Por Públio José, jornalista
Um pacote de
comerciais de televisão de um site de venda de produtos usados, utilizando
vários bordões de cunho popularesco e agressivo, vem conquistando a atenção de
telespectadores de todo o Brasil. O conteúdo produzido pela agência de
propaganda que criou a série de filmetes já gerou, pelo inusitado, até uma
interessante matéria analítica nas páginas da revista Veja. Realmente não é
fácil criar uma série de comerciais de televisão de viés jocoso, debochado,
agressivo – até ofensivo, como vem sendo empregado na propaganda em referência.
Até porque o tom insultuoso é direcionado ao consumidor, ao cliente em
potencial do site, ou seja, pessoas que têm um objeto usado qualquer, passível
de venda, ainda indecisas em se desfazer do tal objeto. Um ator, escondido do
pescoço para baixo, falando um texto curto, porém agressivo, dá voz à
mercadoria em efeito produzido em perfeita sincronização.
Para modificar a constrangedora situação, o ator/objeto/usado é expelido
de cena, tendo antes cumprido o seu papel: despertar no proprietário do objeto
usado o desejo de se desvencilhar dele o mais rápido possível – para tanto se
valendo, é claro, dos préstimos do anunciante. São vários os comerciais já
produzidos, cada um deles apresentando um texto diferente. O que tem feito o
Brasil se esbaldar é o que mostra o ator/objeto/usado chamando uma aturdida
senhora de “ordinária” e “inocente”. Diz ele, lá pras tantas: “ordinária, sabe
de nada, inocente!” No Brasil inteiro não se fala de outra coisa. De norte a
sul, de leste a oeste, do Oiapoque ao Chuí, tal fraseado é repetido à exaustão
nos mais diferentes ambientes, nas ocasiões mais diversas e por pessoas de
nível social de A a Z. Por quê? O que motiva o Brasil inteiro a celebrar um
conteúdo depreciativo, quando o normal seria censurá-lo e enviá-lo pras
cucuias?
Será pela simples irreverência da situação? Ou o brasileiro pratica uma
certa cafajestice inerente ao seu caráter? Teríamos, por aí, o tal “espírito
macunaímico”, de que falam os estudiosos? O “inocente”, por seu turno,
significaria indolência, omissão, alheamento? Macunaíma, célebre personagem de
Mário de Andrade, caracterizado como um “herói sem nenhum caráter” retrataria
também a índole “inocente” (omissa) como elemento da falta de caráter do povo
brasileiro? Afinal, a inocência em referência é falta de caráter? Independente
dessas análises de cunho sociológico, o fato é que o caráter dos comerciais tem
tudo a ver com o espírito debochado, cínico, desavergonhado de Macunaíma.
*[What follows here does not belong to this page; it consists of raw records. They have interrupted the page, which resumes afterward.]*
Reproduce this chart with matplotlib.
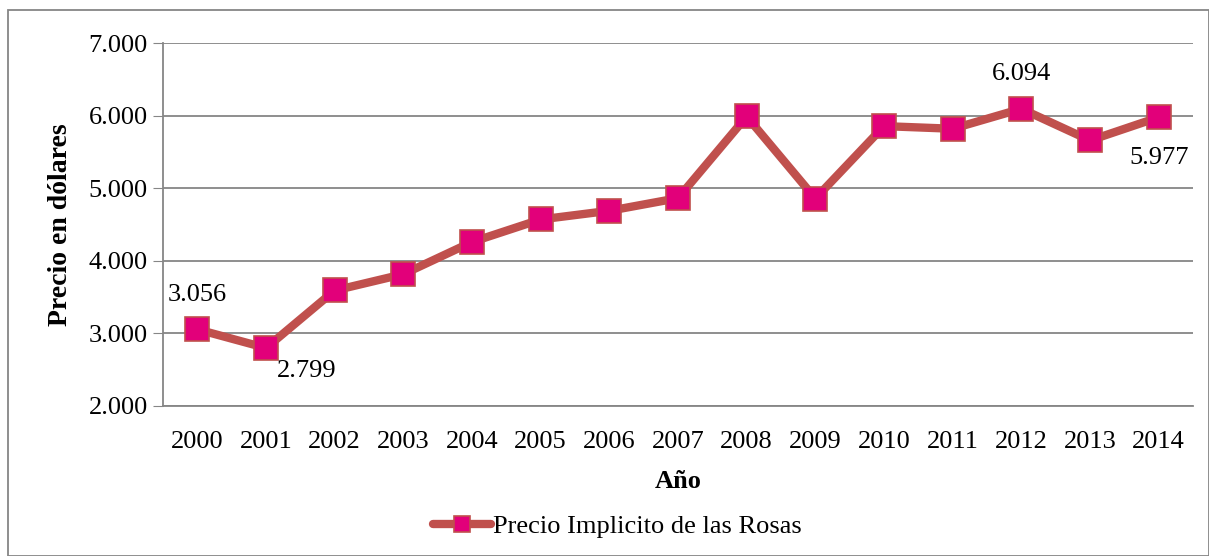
import matplotlib.pyplot as plt
from matplotlib.patches import Rectangle
from matplotlib.ticker import FuncFormatter

plt.rcParams['font.family'] = ['Liberation Serif', 'DejaVu Serif']

years = ["2000", "2001", "2002", "2003", "2004", "2005", "2006", "2007",
         "2008", "2009", "2010", "2011", "2012", "2013", "2014"]
precio = [3056, 2799, 3591, 3816, 4259, 4570, 4689, 4863,
          5988, 4858, 5855, 5819, 6094, 5658, 5977]
serie = "Precio Implicito de las Rosas"

fig = plt.figure(figsize=(12.09, 5.56), dpi=100)
ax = fig.add_axes([163 / 1209, 1 - 406 / 556, 1030 / 1209, 363 / 556])

x = list(range(len(years)))
ax.plot(x, precio, color="#C0504D", linewidth=6, marker="s", markersize=17,
        markerfacecolor="#E2007A", markeredgecolor="#C0504D", markeredgewidth=1.2,
        label=serie, zorder=3)

ax.set_xlim(-0.5, len(years) - 0.5)
ax.set_ylim(2000, 7000)
ax.set_yticks(range(2000, 7001, 1000))
ax.yaxis.set_major_formatter(FuncFormatter(lambda v, p: f"{v/1000:.3f}"))
ax.set_xticks(x)
ax.set_xticklabels(years)
ax.tick_params(axis="y", length=7, color="#868686", labelsize=19, pad=4)
ax.tick_params(axis="x", length=0, labelsize=19, pad=18)
ax.grid(axis="y", color="#868686", linewidth=1.3)
ax.set_axisbelow(True)
for s in ["top", "right"]:
    ax.spines[s].set_visible(False)
ax.spines["left"].set_color("#868686")
ax.spines["bottom"].set_color("#868686")
ax.spines["left"].set_linewidth(1.3)
ax.spines["bottom"].set_linewidth(1.3)

ax.set_ylabel("Precio en dólares", fontsize=20, fontweight="bold", labelpad=11)
ax.set_xlabel("Año", fontsize=19, fontweight="bold", labelpad=12)

# etiquetas de datos
ax.annotate(f"{precio[0]/1000:.3f}", (0, precio[0]), xytext=(0, 17), textcoords="offset points",
            ha="center", va="bottom", fontsize=19)
ax.annotate(f"{precio[1]/1000:.3f}", (1, precio[1]), xytext=(8, -9), textcoords="offset points",
            ha="left", va="top", fontsize=19)
ax.annotate(f"{precio[12]/1000:.3f}", (12, precio[12]), xytext=(0, 17), textcoords="offset points",
            ha="center", va="bottom", fontsize=19)
ax.annotate(f"{precio[14]/1000:.3f}", (14, precio[14]), xytext=(0, -29), textcoords="offset points",
            ha="center", va="center", fontsize=19)

leg = fig.legend(loc="center", bbox_to_anchor=(617.5 / 1209, 1 - 526 / 556), frameon=False,
                 fontsize=19, handlelength=2.2, handletextpad=0.1)
h = leg.legend_handles[0]
h.set_markersize(12)
h.set_solid_capstyle("round")

fig.patches.append(Rectangle((8 / 1209, 0), 1 - 8 / 1209, 1 - 10 / 556, transform=fig.transFigure,
                             fill=False, edgecolor="#868686", linewidth=1.3))

fig.savefig("out.png", dpi=100)
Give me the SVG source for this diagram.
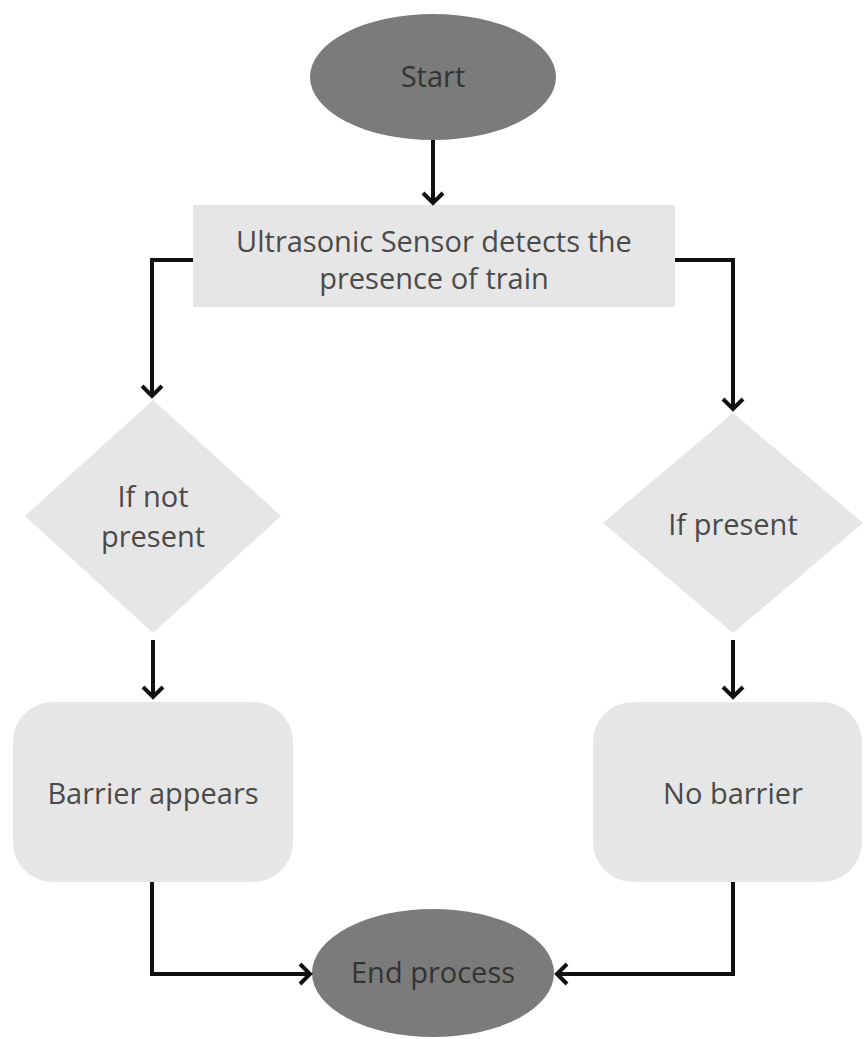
<svg xmlns="http://www.w3.org/2000/svg" width="866" height="1039" viewBox="0 0 866 1039">
<style>
.term{fill:#7b7b7b;}
.box{fill:#e6e6e6;}
.lbl{font-family:"Open Sans","Liberation Sans",sans-serif;font-size:29px;fill:#4a4a4a;text-anchor:middle;}
.tl{fill:#333;}
.conn{fill:none;stroke:#111;stroke-width:4;stroke-linejoin:miter;}
</style>
<defs>
<marker id="ah" markerWidth="8" markerHeight="8" refX="6" refY="4" orient="auto" markerUnits="userSpaceOnUse" viewBox="0 0 8 8" overflow="visible">
<polyline points="-4,-6 6,4 -4,14" fill="none" stroke="#111" stroke-width="4"/>
</marker>
</defs>
<rect width="866" height="1039" fill="#ffffff"/>
<g id="start"><ellipse class="term" cx="433" cy="77" rx="123" ry="63"/><text class="lbl tl" x="433" y="87">Start</text></g>
<g id="sensor"><rect class="box" x="193" y="205" width="482" height="102"/><text class="lbl" x="434" y="252">Ultrasonic Sensor detects the</text><text class="lbl" x="434" y="289">presence of train</text></g>
<g id="ifnot"><polygon class="box" points="153,400 281,516 153,633 25,516"/><text class="lbl" x="153" y="507">If not</text><text class="lbl" x="153" y="547">present</text></g>
<g id="ifpresent"><polygon class="box" points="733,413 863,523 733,633 603,523"/><text class="lbl" x="733" y="535">If present</text></g>
<g id="barrier"><rect class="box" x="13" y="702" width="280" height="180" rx="40"/><text class="lbl" x="153" y="804">Barrier appears</text></g>
<g id="nobarrier"><rect class="box" x="593" y="702" width="269" height="180" rx="40"/><text class="lbl" x="733" y="804">No barrier</text></g>
<g id="end"><ellipse class="term" cx="433" cy="973" rx="121" ry="64"/><text class="lbl tl" x="433" y="983">End process</text></g>
<g id="connectors">
<path class="conn" d="M433,140 V203" marker-end="url(#ah)"/>
<path class="conn" d="M193,260 H152 V396" marker-end="url(#ah)"/>
<path class="conn" d="M675,260 H733 V409" marker-end="url(#ah)"/>
<path class="conn" d="M153,640 V697" marker-end="url(#ah)"/>
<path class="conn" d="M733,640 V697" marker-end="url(#ah)"/>
<path class="conn" d="M152,882 V974 H310" marker-end="url(#ah)"/>
<path class="conn" d="M733,882 V974 H557" marker-end="url(#ah)"/>
</g>
</svg>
Valendo-se, então, do paralelismo entre a celebração ao comercial e outras
questões nacionais, pode-se inferir perfeitamente o motivo pelo qual o
brasileiro adota certos comportamentos.
Exemplos? Votar em macacos, rinocerontes, hipopótamos... E, por extensão,
em Malufs, Sarneys, Tiriricas – e assemelhados. Alguém pode achar tal
raciocínio exagerado, desproposital. Nelson Rodrigues não fez por menos ao retratar
a sociedade brasileira na peça cujo título diz tudo: “Bonitinha, mas
ordinária”. Ora, em um país cujos valores e princípios são espezinhados e
amarfanhados a tal ponto que ninguém enxerga neles início e fim; em um país
cujas principais lideranças políticas se enredam cada vez mais em atos de
corrupção e outras práticas condenáveis; em um país cuja onda de violência vem
atingindo níveis maiores do que em países em guerra civil; em um país cujas
promessas de governo nunca devem ser levadas a sério; em um país... Ufa! Em um
país assim, é natural soar engraçado o conteúdo que agride, que insulta. Mas,
acalmemo-nos todos, ordinários e inocentes (ou não)! A Copa vem aí!